<<<<
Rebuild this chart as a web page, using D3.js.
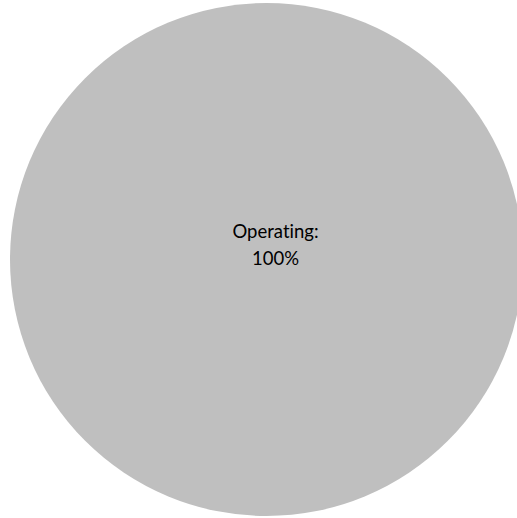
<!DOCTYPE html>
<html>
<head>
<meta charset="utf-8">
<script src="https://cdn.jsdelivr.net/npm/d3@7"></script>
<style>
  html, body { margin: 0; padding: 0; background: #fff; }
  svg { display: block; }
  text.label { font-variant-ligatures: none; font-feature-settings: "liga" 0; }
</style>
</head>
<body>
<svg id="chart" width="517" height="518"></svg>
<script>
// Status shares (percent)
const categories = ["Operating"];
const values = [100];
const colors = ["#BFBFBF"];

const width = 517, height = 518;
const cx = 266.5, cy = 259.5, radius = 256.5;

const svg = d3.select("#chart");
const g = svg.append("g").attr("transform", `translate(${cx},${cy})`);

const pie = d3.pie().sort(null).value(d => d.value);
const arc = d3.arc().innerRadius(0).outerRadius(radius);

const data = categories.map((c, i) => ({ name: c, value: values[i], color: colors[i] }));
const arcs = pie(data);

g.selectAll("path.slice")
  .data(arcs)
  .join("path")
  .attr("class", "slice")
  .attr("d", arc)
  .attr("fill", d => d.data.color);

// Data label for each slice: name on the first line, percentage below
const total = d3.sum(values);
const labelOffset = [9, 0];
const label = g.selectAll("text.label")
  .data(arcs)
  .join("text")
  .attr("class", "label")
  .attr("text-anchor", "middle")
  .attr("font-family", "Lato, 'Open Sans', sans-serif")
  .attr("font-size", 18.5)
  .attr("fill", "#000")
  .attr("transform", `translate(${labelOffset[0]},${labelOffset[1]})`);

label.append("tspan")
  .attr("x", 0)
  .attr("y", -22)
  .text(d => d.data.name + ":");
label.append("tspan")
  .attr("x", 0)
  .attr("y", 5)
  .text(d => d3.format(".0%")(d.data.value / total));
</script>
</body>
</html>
>>>>
**YOUR TASK:** Write out every line above exactly as it is, leaving out the pictures.

**SOLUTION FOR THIS TASK:**
Rebuild this chart as a web page, using D3.js.
<!DOCTYPE html>
<html>
<head>
<meta charset="utf-8">
<script src="https://cdn.jsdelivr.net/npm/d3@7"></script>
<style>
  html, body { margin: 0; padding: 0; background: #fff; }
  svg { display: block; }
  text.label { font-variant-ligatures: none; font-feature-settings: "liga" 0; }
</style>
</head>
<body>
<svg id="chart" width="517" height="518"></svg>
<script>
// Status shares (percent)
const categories = ["Operating"];
const values = [100];
const colors = ["#BFBFBF"];

const width = 517, height = 518;
const cx = 266.5, cy = 259.5, radius = 256.5;

const svg = d3.select("#chart");
const g = svg.append("g").attr("transform", `translate(${cx},${cy})`);

const pie = d3.pie().sort(null).value(d => d.value);
const arc = d3.arc().innerRadius(0).outerRadius(radius);

const data = categories.map((c, i) => ({ name: c, value: values[i], color: colors[i] }));
const arcs = pie(data);

g.selectAll("path.slice")
  .data(arcs)
  .join("path")
  .attr("class", "slice")
  .attr("d", arc)
  .attr("fill", d => d.data.color);

// Data label for each slice: name on the first line, percentage below
const total = d3.sum(values);
const labelOffset = [9, 0];
const label = g.selectAll("text.label")
  .data(arcs)
  .join("text")
  .attr("class", "label")
  .attr("text-anchor", "middle")
  .attr("font-family", "Lato, 'Open Sans', sans-serif")
  .attr("font-size", 18.5)
  .attr("fill", "#000")
  .attr("transform", `translate(${labelOffset[0]},${labelOffset[1]})`);

label.append("tspan")
  .attr("x", 0)
  .attr("y", -22)
  .text(d => d.data.name + ":");
label.append("tspan")
  .attr("x", 0)
  .attr("y", 5)
  .text(d => d3.format(".0%")(d.data.value / total));
</script>
</body>
</html>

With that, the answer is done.